Western Europe, despite the sovereign debt and bank balance sheet issues, remains the home of the world’s most prosperous, most highly educated populations, and the most efficient infrastructures for education, logistics, communications and health care. Although Western Europe and the United States cannot hope to enjoy the growth rates of emerging markets, they offer stronger and more secure environments for middle-market companies to thrive.
Q. WHAT MAKES WORKING AND INVESTING IN FRANCE A GOOD PROPOSITION?

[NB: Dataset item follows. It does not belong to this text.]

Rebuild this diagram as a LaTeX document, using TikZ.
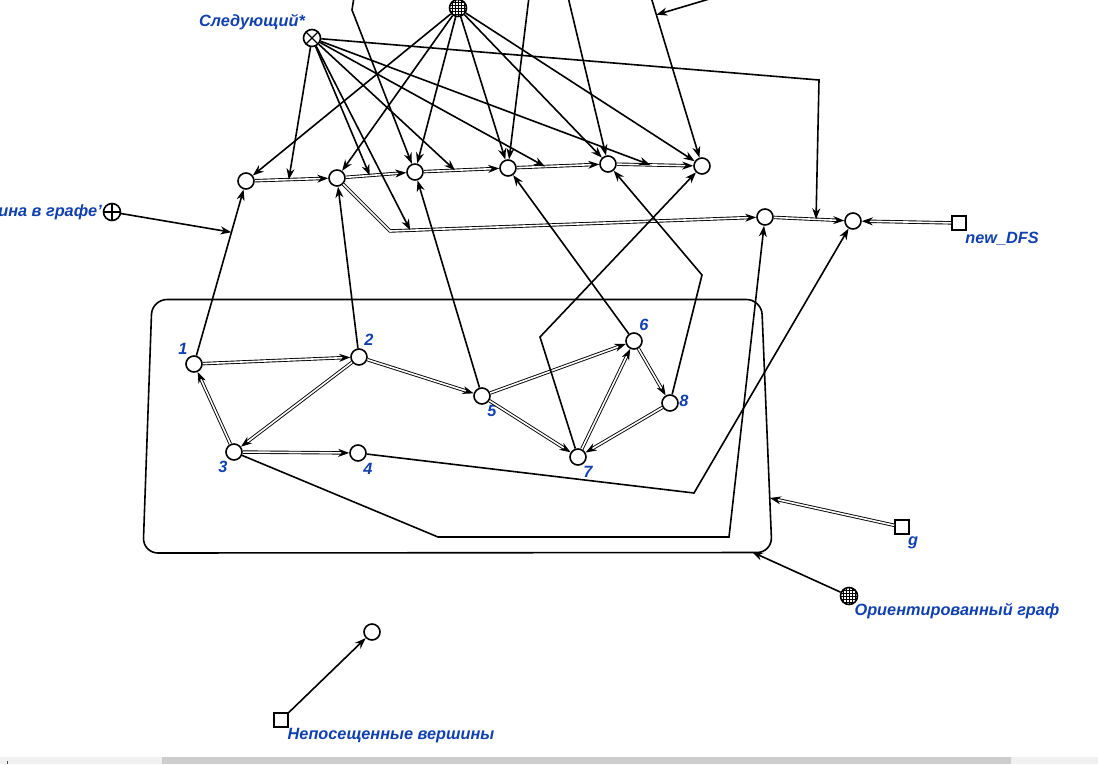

It’s misleading not to recognize that France is going through a difficult period. In the Great Recession and credit crisis that began in 2008, France was fortunate to avoid the worst of its effects through a combination of good crisis management and built-in shock absorbers which, though they hinder growth in good times, also protect the French economy in bad periods. However, that good fortune has proven a mixed blessing: Thinking they had dodged the Great Recession, the French government did not undertake important reforms with regard to labor cost, labor flexibility, social security and pension costs that Germany enacted during the Schroeder years, and that have been forced upon the crisis-stricken economies of Spain, Ireland and Italy.
France maintains a strong central government, which allows it to react quickly once the political will is mustered. So I believe France will, more than any other country in Europe, be able to turn on a dime once the electorate and its political representatives recognize the risk of losing competitiveness.